From a windowless basement in Manila, a 23-year-old “hint courier” named Rhea sells yesterday’s New York Times Connections spoilers to European commuters who will solve tomorrow’s puzzle on the Tube. In São Paulo, a fintech bro has automated the entire operation, scraping the daily grid at 00:01 UTC and pushing the answers to 14,000 paying Telegram subscribers before the coffee in Brooklyn even finishes dripping. Meanwhile, in Kyiv, a grandmother who once cracked Soviet codebooks now deciphers “Rivers ending in –a” between air-raid sirens, because the sirens are unpredictable but the puzzle drops like artillery at 3 a.m. local—dependable carnage of a different sort.

Welcome to the planet-spanning cottage industry of NYT Connections hints, the 16-word trivia grid that has quietly become the de-facto lingua franca of procrastinating humanity. The game looks innocent enough—four categories, four words each, one daily reset—but its ripple effects are geopolitically absurd. Consider the logistics: The Times publishes at midnight Eastern, which means Wellington insomniacs get first crack while Los Angeles is still deciding which streaming service to ignore. By the time East Coasters wake up, the global hint economy has already priced in difficulty, memed the curveball entry (“HORSE can mean heroin?!”), and auctioned off bragging rights like carbon credits. Dark humor, indeed: we’ve turned a vocabulary quiz into a 24-hour futures market.

The UN could learn from the efficiency. In Jakarta, gig-economy motorbike drivers pause between food deliveries to WhatsApp voice notes—“Today’s purple category is ‘Things You Can Blow’” (answers: HORN, KISS, FUSE, GASKET). In Lagos, an influencer live-streams her “first-solve face” to 200,000 viewers, monetizing the micro-expression of dawning recognition the way Wall Street once monetized surprise earnings. And somewhere in the Arctic Circle, a climate scientist awaiting satellite data refreshes the puzzle instead, because the ice will still melt tomorrow but the streak dies today.

International significance? Start with soft power. The English lexicon now exports itself through four-by-four grids, teaching non-native speakers that a “BOOT” can be footwear, car storage, or a regrettable British dessert. Call it linguistic colonialism with pastel branding. More subtly, the hint networks are stress-testing global infrastructure: Telegram channels crash under spoiler stampedes; Discord mods wage silent wars over leak embargoes; VPN usage spikes as countries with capricious internet throttles race to beat the clock. If the world ever needed a distributed test of how quickly information can mutate across borders, the answer is apparently “before breakfast.”

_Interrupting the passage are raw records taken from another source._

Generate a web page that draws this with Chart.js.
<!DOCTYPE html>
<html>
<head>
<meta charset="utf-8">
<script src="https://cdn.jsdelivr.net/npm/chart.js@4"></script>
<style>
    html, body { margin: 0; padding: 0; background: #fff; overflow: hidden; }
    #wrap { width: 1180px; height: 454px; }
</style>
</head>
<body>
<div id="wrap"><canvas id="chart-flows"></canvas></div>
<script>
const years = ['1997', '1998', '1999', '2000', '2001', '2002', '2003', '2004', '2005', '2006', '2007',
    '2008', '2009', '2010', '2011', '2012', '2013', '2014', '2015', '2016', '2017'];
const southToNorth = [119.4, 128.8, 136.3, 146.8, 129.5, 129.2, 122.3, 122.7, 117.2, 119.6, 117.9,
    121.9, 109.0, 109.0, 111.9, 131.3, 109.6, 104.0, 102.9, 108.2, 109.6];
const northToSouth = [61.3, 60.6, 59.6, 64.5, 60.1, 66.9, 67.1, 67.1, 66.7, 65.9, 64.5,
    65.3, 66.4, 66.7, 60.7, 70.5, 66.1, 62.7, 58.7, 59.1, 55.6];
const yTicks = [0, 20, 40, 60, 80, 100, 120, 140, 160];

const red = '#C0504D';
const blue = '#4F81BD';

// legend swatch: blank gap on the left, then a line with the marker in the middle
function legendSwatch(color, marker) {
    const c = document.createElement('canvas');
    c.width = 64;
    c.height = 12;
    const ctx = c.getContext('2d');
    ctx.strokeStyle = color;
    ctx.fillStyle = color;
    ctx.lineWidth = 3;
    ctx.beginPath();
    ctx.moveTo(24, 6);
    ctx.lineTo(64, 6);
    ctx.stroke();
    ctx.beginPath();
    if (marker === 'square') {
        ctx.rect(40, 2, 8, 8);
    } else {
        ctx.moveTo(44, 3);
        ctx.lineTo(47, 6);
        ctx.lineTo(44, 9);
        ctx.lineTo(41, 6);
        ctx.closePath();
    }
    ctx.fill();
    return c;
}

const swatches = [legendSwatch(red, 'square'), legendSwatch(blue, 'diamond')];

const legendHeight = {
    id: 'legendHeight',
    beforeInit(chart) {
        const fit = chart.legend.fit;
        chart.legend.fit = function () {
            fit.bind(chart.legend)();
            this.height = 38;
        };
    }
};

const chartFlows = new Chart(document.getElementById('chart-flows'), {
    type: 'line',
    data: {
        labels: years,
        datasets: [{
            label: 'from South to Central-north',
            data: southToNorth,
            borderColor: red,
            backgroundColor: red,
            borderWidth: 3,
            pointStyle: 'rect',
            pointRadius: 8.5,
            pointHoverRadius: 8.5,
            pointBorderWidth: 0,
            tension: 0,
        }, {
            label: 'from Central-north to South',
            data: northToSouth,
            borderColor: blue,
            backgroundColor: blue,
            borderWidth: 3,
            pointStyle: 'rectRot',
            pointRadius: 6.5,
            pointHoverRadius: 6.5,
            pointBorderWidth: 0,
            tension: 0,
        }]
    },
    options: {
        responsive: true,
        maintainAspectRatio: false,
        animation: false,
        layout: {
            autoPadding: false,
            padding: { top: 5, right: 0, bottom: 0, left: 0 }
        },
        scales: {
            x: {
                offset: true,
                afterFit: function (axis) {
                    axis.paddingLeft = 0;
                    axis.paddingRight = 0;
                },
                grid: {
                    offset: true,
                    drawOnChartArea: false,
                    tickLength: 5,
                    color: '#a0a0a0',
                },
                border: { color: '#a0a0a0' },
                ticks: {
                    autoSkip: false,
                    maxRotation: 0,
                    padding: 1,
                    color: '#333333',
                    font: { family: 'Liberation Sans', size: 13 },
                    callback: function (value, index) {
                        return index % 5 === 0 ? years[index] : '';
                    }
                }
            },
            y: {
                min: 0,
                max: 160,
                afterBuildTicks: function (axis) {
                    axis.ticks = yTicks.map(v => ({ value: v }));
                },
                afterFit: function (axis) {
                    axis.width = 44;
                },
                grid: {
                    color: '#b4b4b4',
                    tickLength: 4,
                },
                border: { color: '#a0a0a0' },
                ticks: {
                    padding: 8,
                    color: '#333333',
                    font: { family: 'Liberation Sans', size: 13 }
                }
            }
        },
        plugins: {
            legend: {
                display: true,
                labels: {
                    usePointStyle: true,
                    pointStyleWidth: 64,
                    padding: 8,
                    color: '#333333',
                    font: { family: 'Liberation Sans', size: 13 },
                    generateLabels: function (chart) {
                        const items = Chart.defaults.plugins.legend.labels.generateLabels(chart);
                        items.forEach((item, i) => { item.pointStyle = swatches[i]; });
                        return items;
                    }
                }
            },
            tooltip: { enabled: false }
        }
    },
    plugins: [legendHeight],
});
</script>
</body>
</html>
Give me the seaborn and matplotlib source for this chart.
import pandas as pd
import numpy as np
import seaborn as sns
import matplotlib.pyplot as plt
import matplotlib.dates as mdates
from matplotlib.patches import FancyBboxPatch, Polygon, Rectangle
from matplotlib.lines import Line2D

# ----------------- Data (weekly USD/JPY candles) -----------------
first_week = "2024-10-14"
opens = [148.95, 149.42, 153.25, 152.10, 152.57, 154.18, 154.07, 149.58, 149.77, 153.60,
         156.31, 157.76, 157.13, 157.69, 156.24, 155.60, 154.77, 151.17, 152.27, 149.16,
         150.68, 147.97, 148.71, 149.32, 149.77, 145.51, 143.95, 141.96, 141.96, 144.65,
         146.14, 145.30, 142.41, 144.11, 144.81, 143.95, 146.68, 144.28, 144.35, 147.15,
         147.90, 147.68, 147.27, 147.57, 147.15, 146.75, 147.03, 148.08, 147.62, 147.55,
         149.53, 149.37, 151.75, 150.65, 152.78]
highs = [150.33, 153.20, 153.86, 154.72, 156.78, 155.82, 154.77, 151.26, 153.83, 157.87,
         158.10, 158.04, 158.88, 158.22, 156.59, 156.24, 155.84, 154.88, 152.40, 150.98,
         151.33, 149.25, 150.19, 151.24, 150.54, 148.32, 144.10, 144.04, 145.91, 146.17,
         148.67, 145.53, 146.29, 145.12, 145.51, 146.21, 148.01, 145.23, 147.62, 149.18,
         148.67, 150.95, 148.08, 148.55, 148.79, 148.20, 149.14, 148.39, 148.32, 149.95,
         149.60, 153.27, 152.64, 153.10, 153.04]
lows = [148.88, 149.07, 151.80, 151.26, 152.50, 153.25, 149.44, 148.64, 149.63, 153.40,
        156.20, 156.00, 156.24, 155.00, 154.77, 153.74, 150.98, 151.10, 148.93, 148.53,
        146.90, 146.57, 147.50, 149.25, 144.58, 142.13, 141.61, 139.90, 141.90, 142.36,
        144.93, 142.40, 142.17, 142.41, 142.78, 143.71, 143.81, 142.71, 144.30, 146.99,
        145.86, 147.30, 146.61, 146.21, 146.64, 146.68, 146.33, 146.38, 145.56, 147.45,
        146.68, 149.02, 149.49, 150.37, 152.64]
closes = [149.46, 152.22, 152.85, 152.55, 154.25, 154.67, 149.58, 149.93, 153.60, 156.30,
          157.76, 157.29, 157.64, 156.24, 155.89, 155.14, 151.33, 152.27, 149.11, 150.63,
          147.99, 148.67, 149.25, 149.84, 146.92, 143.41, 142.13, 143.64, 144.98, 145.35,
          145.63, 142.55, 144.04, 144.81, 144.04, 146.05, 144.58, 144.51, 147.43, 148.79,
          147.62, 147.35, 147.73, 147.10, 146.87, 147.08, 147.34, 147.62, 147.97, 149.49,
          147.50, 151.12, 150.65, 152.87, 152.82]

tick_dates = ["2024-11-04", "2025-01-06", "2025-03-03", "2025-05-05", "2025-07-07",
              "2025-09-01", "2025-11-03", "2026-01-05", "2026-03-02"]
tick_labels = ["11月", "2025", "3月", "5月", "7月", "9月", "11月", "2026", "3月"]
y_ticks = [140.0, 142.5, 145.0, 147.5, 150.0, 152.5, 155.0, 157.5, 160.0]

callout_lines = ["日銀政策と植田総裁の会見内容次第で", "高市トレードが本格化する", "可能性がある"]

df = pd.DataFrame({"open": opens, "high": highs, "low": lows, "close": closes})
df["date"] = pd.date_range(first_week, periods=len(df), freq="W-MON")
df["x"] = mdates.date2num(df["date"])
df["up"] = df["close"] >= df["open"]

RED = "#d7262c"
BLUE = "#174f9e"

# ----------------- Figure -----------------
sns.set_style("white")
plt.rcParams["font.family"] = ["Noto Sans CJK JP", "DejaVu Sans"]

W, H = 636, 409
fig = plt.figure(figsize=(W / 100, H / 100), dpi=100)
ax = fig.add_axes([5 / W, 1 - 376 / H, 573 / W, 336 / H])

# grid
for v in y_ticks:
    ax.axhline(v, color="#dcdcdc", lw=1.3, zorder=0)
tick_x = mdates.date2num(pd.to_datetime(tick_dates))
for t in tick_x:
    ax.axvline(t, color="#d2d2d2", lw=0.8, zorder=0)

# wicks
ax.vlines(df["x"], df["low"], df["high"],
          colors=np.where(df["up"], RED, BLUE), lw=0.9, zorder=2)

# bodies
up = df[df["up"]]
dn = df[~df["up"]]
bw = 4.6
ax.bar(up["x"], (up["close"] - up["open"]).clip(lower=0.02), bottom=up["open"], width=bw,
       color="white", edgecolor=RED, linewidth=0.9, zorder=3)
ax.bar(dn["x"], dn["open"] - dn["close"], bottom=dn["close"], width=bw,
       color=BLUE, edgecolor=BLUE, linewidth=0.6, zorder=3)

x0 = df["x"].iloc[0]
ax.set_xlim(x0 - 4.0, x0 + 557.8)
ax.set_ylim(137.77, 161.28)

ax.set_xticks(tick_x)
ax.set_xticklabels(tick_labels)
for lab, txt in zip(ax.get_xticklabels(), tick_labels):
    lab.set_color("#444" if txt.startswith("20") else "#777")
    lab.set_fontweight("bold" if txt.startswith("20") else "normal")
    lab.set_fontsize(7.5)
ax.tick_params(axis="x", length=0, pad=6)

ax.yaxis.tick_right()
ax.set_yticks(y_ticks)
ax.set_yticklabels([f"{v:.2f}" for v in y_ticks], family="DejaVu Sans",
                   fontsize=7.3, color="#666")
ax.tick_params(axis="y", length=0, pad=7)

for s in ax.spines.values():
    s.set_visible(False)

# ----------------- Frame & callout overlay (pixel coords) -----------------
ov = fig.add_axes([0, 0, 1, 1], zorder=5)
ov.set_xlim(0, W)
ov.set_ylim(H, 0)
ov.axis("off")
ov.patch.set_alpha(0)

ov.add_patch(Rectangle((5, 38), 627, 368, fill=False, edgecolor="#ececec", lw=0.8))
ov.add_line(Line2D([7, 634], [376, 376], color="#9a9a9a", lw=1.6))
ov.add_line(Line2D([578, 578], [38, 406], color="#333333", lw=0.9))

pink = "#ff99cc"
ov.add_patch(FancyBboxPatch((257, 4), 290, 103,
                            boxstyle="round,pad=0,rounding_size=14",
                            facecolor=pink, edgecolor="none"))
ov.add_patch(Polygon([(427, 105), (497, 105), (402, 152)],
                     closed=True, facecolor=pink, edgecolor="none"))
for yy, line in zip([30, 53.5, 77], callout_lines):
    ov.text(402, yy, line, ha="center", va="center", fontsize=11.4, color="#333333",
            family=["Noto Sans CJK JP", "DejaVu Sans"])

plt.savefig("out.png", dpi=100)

There is, naturally, a class angle. Premium hint services—$4.99 a month, crypto gladly accepted—offer “contextualized clues” for the culturally disadvantaged. A subscriber in Dubai learns that TIDE isn’t just laundry soap but also an Alabama football mascot, which is helpful unless you think sports are the real opiate of the masses. Meanwhile, purists in Paris sip natural wine and insist that using hints is “une trahison intellectuelle,” a stance that lasts exactly until their streak hits day 99 and the green category is “Brands of Overpriced Yogurt.” At that point, even existentialists Google.

And so we arrive at the broader significance: In an era when the news cycle offers only rolling catastrophes, the daily Connections grid is the opium of the Wi-Fi-enabled masses, a tiny, solvable apocalypse. You can’t fix the climate, but you can, with a little international cooperation and mild moral compromise, figure out why HOVER, BOARD, CRAFT, and AIRSHIP belong together. The planet burns, democracies wobble, supply chains fracture, yet somewhere a teenager in Nairobi is DMing the word “BLIMP” to a stranger in Oslo, and both feel, for 45 seconds, like citizens of one smug, erudite superstate.

Tomorrow, the categories will reset, the hints will migrate, and the whole circus will roll west with the sun. Until then, remember: every solved grid is just another shared delusion that order is still possible, four words at a time.